Nous sommes par exemple encore limités sur la question de l’utilisation des terres. Quelles sont les différentes pressions sur l’usage des sols pour faire face aux conséquences du changement climatique ? Pour produire la nourriture des animaux et des humains, et les fibres textiles ? Pour produire de l’énergie et stocker du carbone ? C’est pour cela que le Giec prépare pour août 2019 un autre rapport spécial sur cette thématique.
Le Giec incarne un processus remarquable de co-construction par lequel les questions posées par les gouvernements stimulent la production de connaissances nouvelles, l’intégration entre disciplines ainsi que la maturation de l’état des connaissances.

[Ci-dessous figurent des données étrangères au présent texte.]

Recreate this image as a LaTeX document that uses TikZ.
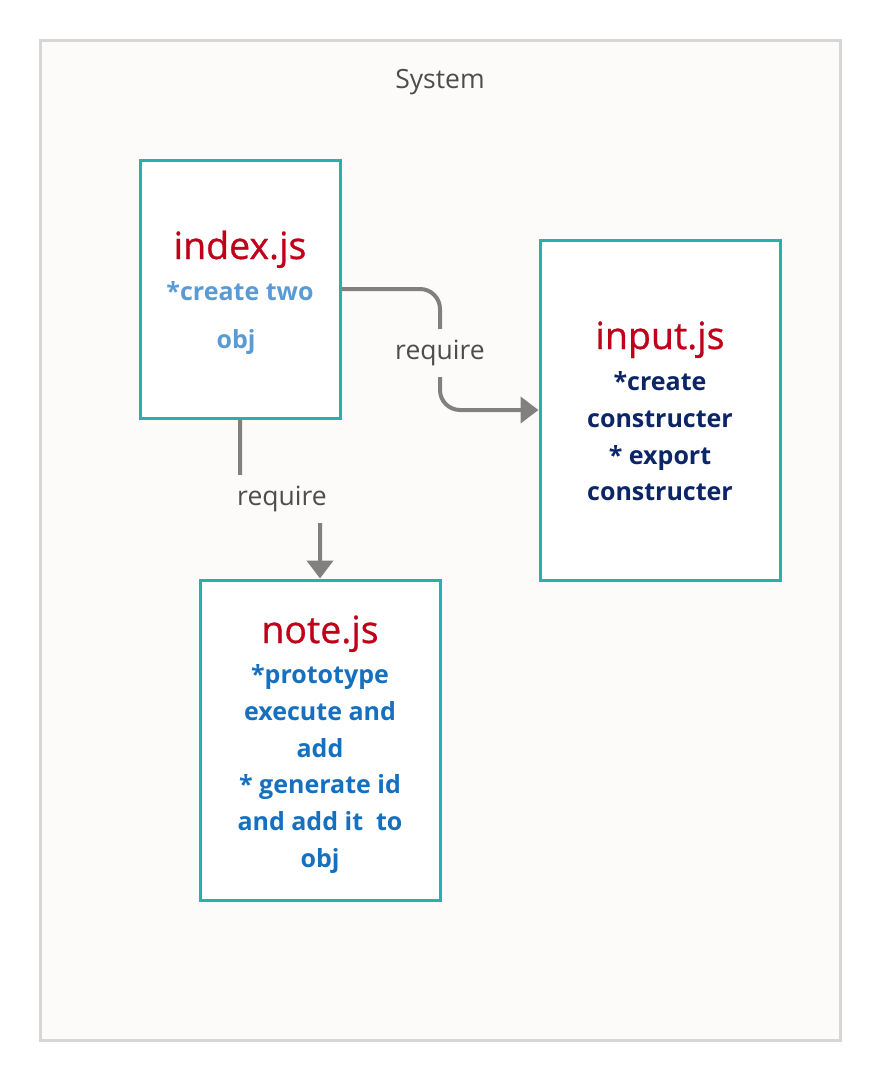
\documentclass[tikz,border=0pt]{standalone}
\usepackage{fontspec}
\setmainfont{Open Sans}
\newfontfamily\ttlfont{Open Sans}[FakeBold=0.8]
\usetikzlibrary{arrows.meta}
\definecolor{bgc}{HTML}{FCFBFA}
\definecolor{framec}{HTML}{D6D6D6}
\definecolor{teal}{HTML}{26B0B0}
\definecolor{titlered}{HTML}{C0001A}
\definecolor{lightblue}{HTML}{5B9BD5}
\definecolor{midblue}{HTML}{1570BF}
\definecolor{navy}{HTML}{0B2566}
\definecolor{connc}{HTML}{808080}
\definecolor{labc}{HTML}{4D4D4D}
\begin{document}
\begin{tikzpicture}[x=1pt,y=-1pt,
  box/.style={draw=teal,line width=3pt,fill=white,inner sep=0pt},
  ttl/.style={anchor=base,text=titlered,font=\ttlfont\fontsize{37.5}{38}\selectfont,inner sep=0pt},
  bodytxt/.style={anchor=base,font=\bfseries\fontsize{25}{30}\selectfont,inner sep=0pt},
  conn/.style={draw=connc,line width=4pt,rounded corners=20pt,-{Triangle[width=26pt,length=18pt]}},
  lab/.style={fill=bgc,text=labc,font=\fontsize{26.5}{26}\selectfont,minimum height=48pt,minimum width=98pt,inner sep=0pt}
]
\useasboundingbox (0,0) rectangle (880,1080);
\fill[white] (0,0) rectangle (880,1080);
\draw[draw=framec,line width=3pt,fill=bgc] (40,40) rectangle (840,1040);
\node[anchor=base,text=labc,font=\fontsize{26.5}{26}\selectfont,inner sep=0pt] (sys) at (440,88) {System};

\node[box,minimum width=200pt,minimum height=258pt] (index) at (240,289) {};
\node[box,minimum width=240pt,minimum height=340pt] (input) at (660,410) {};
\node[box,minimum width=240pt,minimum height=320pt] (note) at (320,740) {};

\node[ttl] (t1) at (240,259) {index.js};
\node[bodytxt,text=lightblue] (i1) at (240,300) {*create two};
\node[bodytxt,text=lightblue] (i2) at (236,348) {obj};

\node[ttl] (t2) at (660,349) {input.js};
\node[bodytxt,text=navy] (n1) at (660,390) {*create};
\node[bodytxt,text=navy] (n2) at (660,427) {constructer};
\node[bodytxt,text=navy] (n3) at (660,464) {* export};
\node[bodytxt,text=navy] (n4) at (660,500) {constructer};

\node[ttl] (t3) at (320,643) {note.js};
\node[bodytxt,text=midblue] (m1) at (320,683) {*prototype};
\node[bodytxt,text=midblue] (m2) at (320,720) {execute and};
\node[bodytxt,text=midblue] (m3) at (320,757) {add};
\node[bodytxt,text=midblue] (m4) at (320,793) {* generate id};
\node[bodytxt,text=midblue] (m5) at (320,830) {and add it\ \ to};
\node[bodytxt,text=midblue] (m6) at (320,867) {obj};

\path[conn] (index.east) -| (440,350) |- (input.west);
\path[conn] (index.south) |- (280,498) -| (note.north);

\node[lab] (r1) at (440,353) {require};
\node[lab] (r2) at (282,499) {require};
\end{tikzpicture}
\end{document}
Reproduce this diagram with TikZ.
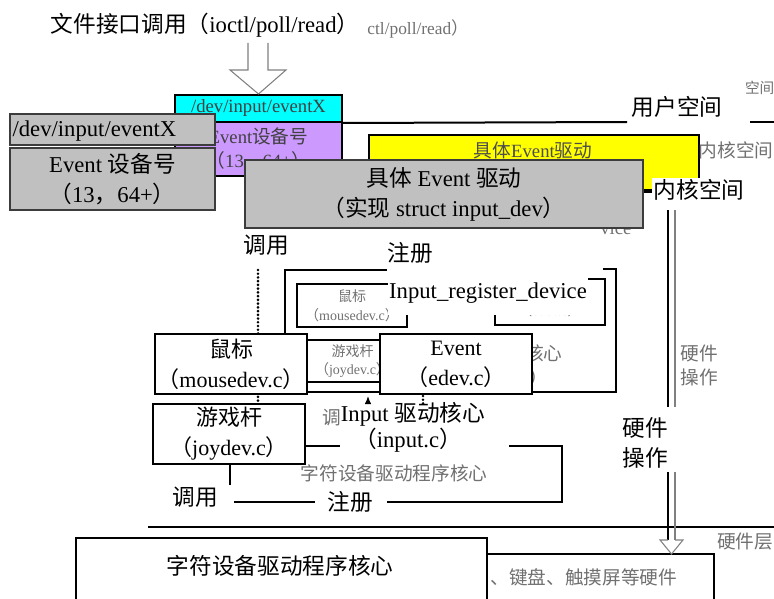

Vous avez réalisé ce rapport en à peine deux ans ….
En effet, ce rapport devrait figurer dans le Guinness World Records ! Je vois plusieurs indicateurs de succès : le nombre de nominations (plus de 1000) reçues pour les étapes de cadrage puis de rédaction ; le nombre de relecteurs (1113 de 124 pays) et de commentaires (42001), ce qui permet aux auteurs de bénéficier d’autant de points de vue critique pour renforcer la rigueur de l’évaluation mais qui correspond aussi à une charge de travail, bénévole, très lourde. De même, l’élaboration d’un glossaire commun à toutes les disciplines des experts a renforcé la rigueur de l’échange d’informations.
Le volume des publications nouvelles sur laquelle nous avons basé ce rapport est également impressionnant : elles traduisent la réponse dynamique de la communauté scientifique à l’invitation de la COP 21, et ont permis à ce rapport d’apporter des éléments nouveaux. Le Giec incarne un processus remarquable de co-construction par lequel les questions posées par les gouvernements stimulent la production de connaissances nouvelles, l’intégration entre disciplines ainsi que la maturation de l’état des connaissances.
1 Convention-cadre des Nations Unies sur le changement climatique, adoptée lors du sommet de la Terre de Rio de Janeiro en 1992.